The ultimate goal of jihadist groups remains the imposition of Islamic sharia, whether they are targeting India or Pakistan – which also isn’t Islamic enough for the Taliban. Even jihadist groups backed by certain powers have a knack for acting independently when their interests are threatened; precedent has shown that attempts to reconcile diplomatic relations between Pakistan and India have often been followed by terror raids over the decades. The Afghan and Pakistani Taliban have a common theological foundation and the same geopolitical ambition of merging Pakistan’s western front with Afghanistan. But even groups like the LeT and JeM share ideological roots with the Taliban, with whom they have historically combined training and personnel. In the shape of the Afghan Taliban, they have a template and a regional success story of jihad.

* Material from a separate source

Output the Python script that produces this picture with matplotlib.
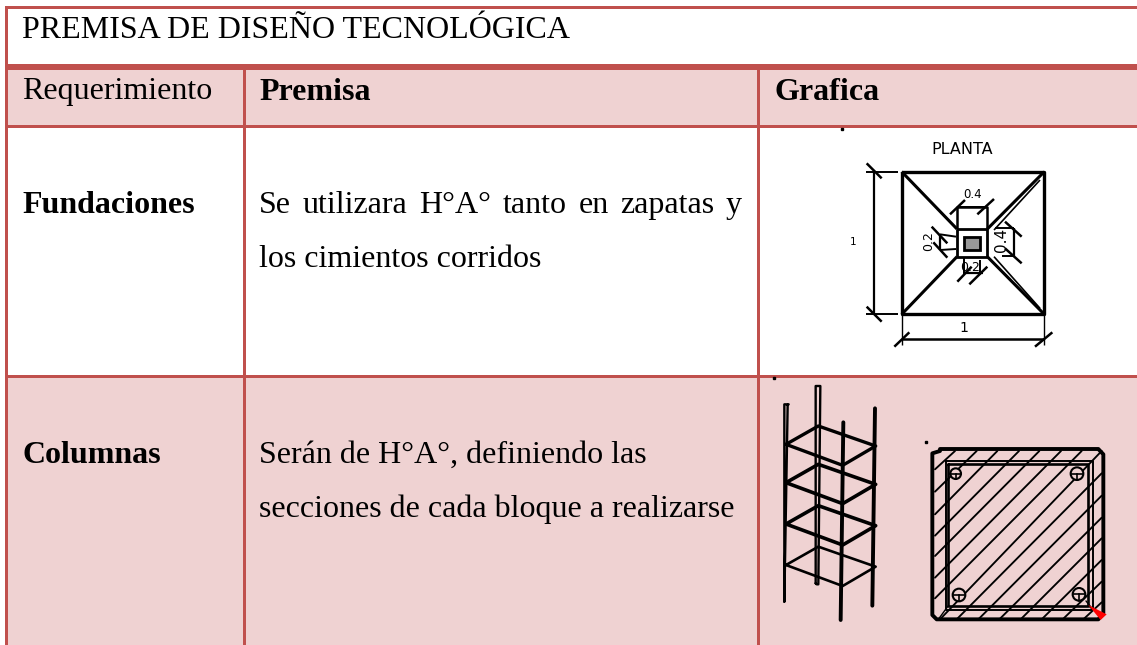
import numpy as np
import matplotlib
matplotlib.use('Agg')
import matplotlib.pyplot as plt
from matplotlib.patches import Rectangle, Polygon

plt.rcParams['font.family'] = ['Liberation Serif', 'DejaVu Sans']

BORDER = '#C0504D'
PINK = '#EFD2D2'

titulo = 'PREMISA DE DISEÑO TECNOLÓGICA'
encabezados = ['Requerimiento', 'Premisa', 'Grafica']
filas = ['Fundaciones', 'Columnas']
premisa1 = ['Se utilizara H°A° tanto en zapatas y', 'los cimientos corridos']
premisa2 = ['Serán de H°A°, definiendo las', 'secciones de cada bloque a realizarse']

fig = plt.figure(figsize=(11.37, 6.45), dpi=100)
ax = fig.add_axes([0, 0, 1, 1])
ax.set_xlim(0, 1137)
ax.set_ylim(645, 0)
ax.axis('off')

#%% fondo de la tabla
ax.add_patch(Rectangle((6, 7), 1131, 60, fc='white', ec='none'))
ax.add_patch(Rectangle((6, 67), 1131, 60, fc=PINK, ec='none'))
ax.add_patch(Rectangle((6, 127), 1131, 250, fc='white', ec='none'))
ax.add_patch(Rectangle((6, 377), 1131, 268, fc=PINK, ec='none'))

# bordes
for y, g in [(7.5, 3), (67, 6), (126.7, 3.3), (376.5, 3.3)]:
    ax.add_patch(Rectangle((5, y - g / 2), 1132, g, fc=BORDER, ec='none'))
ax.add_patch(Rectangle((5, 6), 3, 639, fc=BORDER, ec='none'))
for x in [244.5, 758.5]:
    ax.add_patch(Rectangle((x - 1.4, 70), 2.8, 575, fc=BORDER, ec='none'))

#%% textos
FS = 23
ax.text(22, 37.7, titulo, fontsize=FS, va='baseline', color='black')
ax.text(22, 99.5, encabezados[0], fontsize=FS, va='baseline')
ax.text(259, 99.5, encabezados[1], fontsize=FS, va='baseline', fontweight='bold')
ax.text(774, 99.5, encabezados[2], fontsize=FS, va='baseline', fontweight='bold')
ax.text(22, 212.7, filas[0], fontsize=FS, va='baseline', fontweight='bold')
ax.text(22, 462.7, filas[1], fontsize=FS, va='baseline', fontweight='bold')

# primera linea justificada
palabras = premisa1[0].split(' ')
r = fig.canvas.get_renderer()
anchos = []
for p in palabras:
    t = ax.text(0, 0, p, fontsize=FS)
    anchos.append(t.get_window_extent(r).width)
    t.remove()
hueco = (742 - 259 - sum(anchos)) / (len(palabras) - 1)
xt = 259
for p, w in zip(palabras, anchos):
    ax.text(xt, 212.7, p, fontsize=FS, va='baseline')
    xt += w + hueco
ax.text(259, 267.3, premisa1[1], fontsize=FS, va='baseline')
ax.text(259, 462.7, premisa2[0], fontsize=FS, va='baseline')
ax.text(259, 517.3, premisa2[1], fontsize=FS, va='baseline')


#%% dibujo planta (coordenadas del recorte x3)
def p1(x, y):
    return 830 + x / 3, 125 + y / 3


def lin1(x, y, lw=1.5):
    q = [p1(a, b) for a, b in zip(x, y)]
    ax.plot([a for a, b in q], [b for a, b in q], color='black', lw=lw, solid_capstyle='butt')


lin1([215, 643, 643, 215, 215], [140, 140, 568, 568, 140], 2.4)
lin1([215, 381], [140, 312], 2.2)
lin1([643, 472], [140, 312], 2.2)
lin1([215, 381], [568, 395], 2.2)
lin1([643, 472], [568, 395], 2.2)
lin1([630, 492], [165, 315], 1.2)
lin1([630, 492], [550, 395], 1.2)
lin1([381, 472, 472, 381, 381], [312, 312, 395, 395, 312], 2)
lin1([381, 381, 472, 472], [312, 245, 245, 312], 1.8)
ax.add_patch(Rectangle(p1(403, 335), 47 / 3, 40 / 3, fc='#999999', ec='black', lw=2))
# cotas
lin1([108, 205], [140, 140], 1.4)
lin1([108, 205], [568, 568], 1.4)
lin1([133, 133], [140, 568], 1.6)
lin1([110, 155], [115, 160], 1.8)
lin1([110, 155], [545, 590], 1.8)
lin1([215, 643], [643, 643], 1.8)
lin1([215, 215], [568, 660], 1)
lin1([643, 643], [568, 660], 1)
lin1([193, 238], [665, 622], 1.8)
lin1([615, 667], [665, 622], 1.8)
lin1([360, 405], [268, 225], 1.8)
lin1([442, 492], [268, 222], 1.8)
lin1([381, 472], [245, 245], 1.4)
lin1([330, 330], [328, 375], 1.6)
lin1([330, 378], [328, 335], 1.4)
lin1([330, 378], [375, 372], 1.4)
lin1([305, 352], [305, 355], 1.8)
lin1([310, 352], [352, 398], 1.8)
lin1([552, 552], [310, 393], 1.6)
lin1([495, 552], [310, 310], 1.4)
lin1([515, 552], [393, 393], 1.4)
lin1([525, 575], [290, 335], 1.8)
lin1([525, 575], [370, 415], 1.8)
lin1([403, 403], [395, 450], 1.4)
lin1([450, 450], [405, 450], 1.4)
lin1([400, 460], [445, 445], 1.6)
lin1([382, 425], [470, 425], 1.8)
lin1([418, 472], [478, 425], 1.8)
for s, x, y, fs, rot in [('PLANTA', 397, 75, 11.5, 0), ('0.4', 428, 208, 8.5, 0), ('1', 68, 350, 7.5, 0),
                         ('1', 402, 610, 10, 0), ('0.2', 297, 348, 9, 90), ('0.4', 515, 345, 11, 90),
                         ('0.2', 420, 428, 9, 0)]:
    a, b = p1(x, y)
    ax.text(a, b, s, fontsize=fs, ha='center', va='center', rotation=rot, family='DejaVu Sans')
a, b = p1(36, 12)
ax.plot(a, b, 's', color='black', ms=1.6)


#%% dibujo columnas (coordenadas del recorte x3)
def p2(x, y):
    return 760 + x / 3, 375 + y / 3


def lin2(x, y, lw=1.5):
    q = [p2(a, b) for a, b in zip(x, y)]
    ax.plot([a for a, b in q], [b for a, b in q], color='black', lw=lw, solid_capstyle='round')


# barras verticales
lin2([73, 73, 86, 83, 73], [680, 88, 88, 90, 680], 1.7)
lin2([167, 167, 181, 175, 170, 167], [625, 33, 33, 628, 628, 625], 1.7)
lin2([250, 242], [142, 735], 2.8)
lin2([345, 337], [100, 692], 2.8)
# estribos
est_y = [208, 323, 447, 570]
lws = [2.4, 2.6, 2.6, 1.9]
for y0, lw in zip(est_y, lws):
    lin2([78, 175, 347, 248, 78], [y0, y0 - 55, y0 + 5, y0 + 63, y0], lw)

# seccion
lin2([540, 1015, 1030, 1030, 1015, 530, 517, 517, 540],
     [222, 222, 238, 715, 733, 733, 720, 235, 228], 2.8)
lin2([558, 1000, 1000, 558, 558], [258, 258, 705, 705, 258], 1.4)
lin2([565, 985, 985, 565, 565], [268, 268, 692, 692, 268], 1.9)
lin2([985, 1000], [692, 705], 1)
lin2([565, 535], [692, 733], 1)
# rayado
ini = [(525, 283), (525, 350), (525, 418), (525, 482), (525, 543), (525, 608), (525, 670),
       (540, 733), (590, 733), (655, 733), (718, 733), (782, 733), (845, 733), (908, 733), (970, 733)]
fin = [(585, 228), (650, 228), (712, 228), (777, 228), (838, 228), (903, 228), (965, 228),
       (1025, 228), (1025, 295), (1025, 362), (1025, 428), (1025, 490), (1025, 555), (1025, 620), (1025, 682)]
for (x0, y0), (x1, y1) in zip(ini, fin):
    lin2([x0, x1], [y0, y1], 1.35)
# varillas
for x, y, rr in [(587, 296, 16), (951, 296, 19), (597, 660, 19), (957, 658, 19)]:
    a, b = p2(x, y)
    ax.add_patch(plt.Circle((a, b), rr / 3, fc=PINK, ec='black', lw=1.5, zorder=4))
    xa, ya = p2(x - rr, y)
    xb, yb = p2(x + rr, y)
    ax.plot([xa, xb], [ya, yb], color='black', lw=1.2, zorder=5)
    xa, ya = p2(x, y)
    xb, yb = p2(x, y + rr)
    ax.plot([xa, xb], [ya, yb], color='black', lw=1.2, zorder=5)
# flecha roja
ax.add_patch(Polygon([p2(985, 690), p2(1040, 718), p2(1022, 735)], fc='#FF0000', ec='none', zorder=6))
lin2([978, 1000], [678, 705], 1)
a, b = p2(499, 201)
ax.plot(a, b, 's', color='black', ms=1.5)
a, b = p2(43, 8)
ax.plot(a, b, 's', color='black', ms=1.5, zorder=6)

fig.savefig('out.png', dpi=100)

These jihadist groups are most likely further motivated by regional dynamics that are conducive to militant expansionism. Where Pakistan’s omnipotent military justifies its powers via regional hostility, the Hindu nationalist government in India is increasingly warmongering to seek political capital as well, with both countries edging closer to an all-out war. As such, with New Delhi and Islamabad willing to back competing militant groups, jihadists are bracing to unleash the next wave of terror across South Asia.